Huismann posted four photos in the private Facebook group “What’s Actually Going On St. Thomas” on Tuesday morning.

“Apparently he was the same that (unintentionally) broke a couple bits in my Jeep last time rummaging,” she said. “But this time was a ‘WTF that wouldn’t crush by accident’ scenario, so now I’m downright livid. I’m not stupid enough to leave anything of value in an open-air Jeep so whatever, but disrespect my gyal like that?

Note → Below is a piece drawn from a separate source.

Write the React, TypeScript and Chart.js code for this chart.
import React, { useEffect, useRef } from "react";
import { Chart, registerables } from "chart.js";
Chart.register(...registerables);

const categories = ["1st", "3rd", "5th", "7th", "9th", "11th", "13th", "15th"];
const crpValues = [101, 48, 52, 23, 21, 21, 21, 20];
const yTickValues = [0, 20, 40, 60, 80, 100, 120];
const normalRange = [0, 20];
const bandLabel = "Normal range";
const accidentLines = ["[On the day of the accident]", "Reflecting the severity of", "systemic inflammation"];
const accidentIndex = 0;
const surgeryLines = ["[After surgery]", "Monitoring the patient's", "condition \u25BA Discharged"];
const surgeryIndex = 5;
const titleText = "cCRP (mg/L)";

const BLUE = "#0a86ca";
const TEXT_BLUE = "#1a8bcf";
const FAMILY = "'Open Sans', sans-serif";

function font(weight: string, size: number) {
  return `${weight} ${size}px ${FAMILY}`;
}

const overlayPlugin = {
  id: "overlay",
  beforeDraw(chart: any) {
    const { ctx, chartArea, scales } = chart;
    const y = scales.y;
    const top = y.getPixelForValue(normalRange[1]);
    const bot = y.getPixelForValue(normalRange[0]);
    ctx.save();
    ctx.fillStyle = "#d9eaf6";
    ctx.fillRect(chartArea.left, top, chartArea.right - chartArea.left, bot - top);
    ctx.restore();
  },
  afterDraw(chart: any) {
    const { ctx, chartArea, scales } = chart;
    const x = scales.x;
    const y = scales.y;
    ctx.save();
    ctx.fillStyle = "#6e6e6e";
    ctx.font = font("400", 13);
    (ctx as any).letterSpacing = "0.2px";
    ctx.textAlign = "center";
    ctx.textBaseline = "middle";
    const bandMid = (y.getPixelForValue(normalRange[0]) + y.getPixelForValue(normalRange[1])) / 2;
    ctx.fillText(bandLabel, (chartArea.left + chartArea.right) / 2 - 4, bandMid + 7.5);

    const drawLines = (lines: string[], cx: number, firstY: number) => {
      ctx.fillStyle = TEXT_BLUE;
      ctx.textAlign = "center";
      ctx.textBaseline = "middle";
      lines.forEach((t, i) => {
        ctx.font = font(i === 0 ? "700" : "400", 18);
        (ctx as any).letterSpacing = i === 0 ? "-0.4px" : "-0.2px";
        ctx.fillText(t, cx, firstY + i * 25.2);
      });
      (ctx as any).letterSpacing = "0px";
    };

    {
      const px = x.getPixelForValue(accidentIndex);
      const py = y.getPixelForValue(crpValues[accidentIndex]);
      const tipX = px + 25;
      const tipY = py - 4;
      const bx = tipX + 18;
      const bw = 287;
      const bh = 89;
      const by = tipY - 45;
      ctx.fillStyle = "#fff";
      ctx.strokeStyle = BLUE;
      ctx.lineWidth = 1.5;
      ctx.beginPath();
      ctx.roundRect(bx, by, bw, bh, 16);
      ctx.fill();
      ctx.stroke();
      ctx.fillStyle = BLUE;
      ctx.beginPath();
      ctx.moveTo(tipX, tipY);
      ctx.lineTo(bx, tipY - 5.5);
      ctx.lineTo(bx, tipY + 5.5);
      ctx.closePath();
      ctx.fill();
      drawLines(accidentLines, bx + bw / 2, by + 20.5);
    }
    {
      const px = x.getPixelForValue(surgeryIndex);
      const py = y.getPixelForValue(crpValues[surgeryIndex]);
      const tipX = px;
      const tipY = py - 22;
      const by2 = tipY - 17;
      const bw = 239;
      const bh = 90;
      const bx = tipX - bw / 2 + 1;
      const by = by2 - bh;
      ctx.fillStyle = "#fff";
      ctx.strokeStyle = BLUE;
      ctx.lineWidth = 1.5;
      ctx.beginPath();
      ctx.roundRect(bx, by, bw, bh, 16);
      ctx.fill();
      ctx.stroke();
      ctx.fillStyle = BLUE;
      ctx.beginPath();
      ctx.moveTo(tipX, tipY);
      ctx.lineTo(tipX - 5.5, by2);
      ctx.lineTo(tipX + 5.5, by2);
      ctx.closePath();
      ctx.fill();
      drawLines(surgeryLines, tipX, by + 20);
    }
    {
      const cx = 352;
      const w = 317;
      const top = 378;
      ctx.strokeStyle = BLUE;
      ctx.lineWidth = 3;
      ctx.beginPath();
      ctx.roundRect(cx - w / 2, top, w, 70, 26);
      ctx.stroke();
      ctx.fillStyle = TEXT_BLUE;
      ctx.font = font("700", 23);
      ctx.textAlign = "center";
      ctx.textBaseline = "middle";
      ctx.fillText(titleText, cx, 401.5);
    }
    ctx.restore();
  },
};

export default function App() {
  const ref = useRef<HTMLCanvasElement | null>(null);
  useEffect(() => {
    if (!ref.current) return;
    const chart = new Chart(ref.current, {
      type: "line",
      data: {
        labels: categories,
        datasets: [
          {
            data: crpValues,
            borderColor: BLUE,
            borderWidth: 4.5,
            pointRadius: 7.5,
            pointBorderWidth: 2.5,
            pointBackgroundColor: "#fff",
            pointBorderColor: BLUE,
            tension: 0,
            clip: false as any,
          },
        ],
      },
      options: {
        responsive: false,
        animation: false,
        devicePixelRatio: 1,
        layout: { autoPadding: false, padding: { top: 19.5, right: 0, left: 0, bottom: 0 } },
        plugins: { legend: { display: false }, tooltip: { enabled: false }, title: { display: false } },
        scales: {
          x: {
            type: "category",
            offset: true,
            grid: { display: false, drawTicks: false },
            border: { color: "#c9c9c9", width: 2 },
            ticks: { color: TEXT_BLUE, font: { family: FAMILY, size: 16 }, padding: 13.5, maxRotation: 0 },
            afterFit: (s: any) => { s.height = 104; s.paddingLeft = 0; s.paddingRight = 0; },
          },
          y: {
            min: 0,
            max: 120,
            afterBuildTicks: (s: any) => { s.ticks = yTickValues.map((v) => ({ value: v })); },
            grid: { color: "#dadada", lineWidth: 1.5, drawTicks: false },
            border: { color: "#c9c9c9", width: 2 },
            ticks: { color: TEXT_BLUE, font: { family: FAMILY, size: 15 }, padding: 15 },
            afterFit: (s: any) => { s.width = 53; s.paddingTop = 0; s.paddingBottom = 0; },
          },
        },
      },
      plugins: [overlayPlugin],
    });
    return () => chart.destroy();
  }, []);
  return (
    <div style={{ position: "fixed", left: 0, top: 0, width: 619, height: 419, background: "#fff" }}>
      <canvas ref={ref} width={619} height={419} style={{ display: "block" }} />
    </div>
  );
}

Hunter mode engaged.”

A friend in the Facebook group related a similar experience in the same downtown Charlotte Amalie parking lot.

“I had three windows smashed out on my Jeep and silly things stolen out of it, by Windward Passage about two months ago,” Elise Marie said. “Doesn’t seem to be going well down there for parked cars.”

Legal rights advocates say hotel parking lots are a frequent target for late-night burglars and that hotels typically hang a sign that warns guests “hotel is not liable for loss,”

 Some states on the U.S. mainland cap hotel liability for guests who experience loss at $500 typically but not necessarily if the hotel has a history of crime.

“If the hotel is negligent, if they noticed a rash of break-ins and they don’t advise their guests that there’s a rash of break-ins, that’s a problem,” Professional Legal Analyst Steven Kramer said. “Where they’ve got thieves that are breaking into cars on a repeated basis, well I think that probably puts a hotel in the position of being negligent and outweighs any implied notice because that’s what you have when you put a sign up, it’s implied notice.”

Kramer said hotels not telling guests about prior burglaries is bad for business overall.

“It is in the hotel’s interest for many reasons to go ahead and disclose that, one of them being that it puts a guest on notice and let them know to take extra steps,” Kramer said. “It just a common-sense move that any hotel should make. It’s either short-sighted or misguided business tactics. That the cost of installing proper security measures is not outweighed by the risk that it poses to guests in the hotel itself is a liability because you’re not just talking about property here, you’re talking about potentially people getting hurt. And that’s something to take seriously.”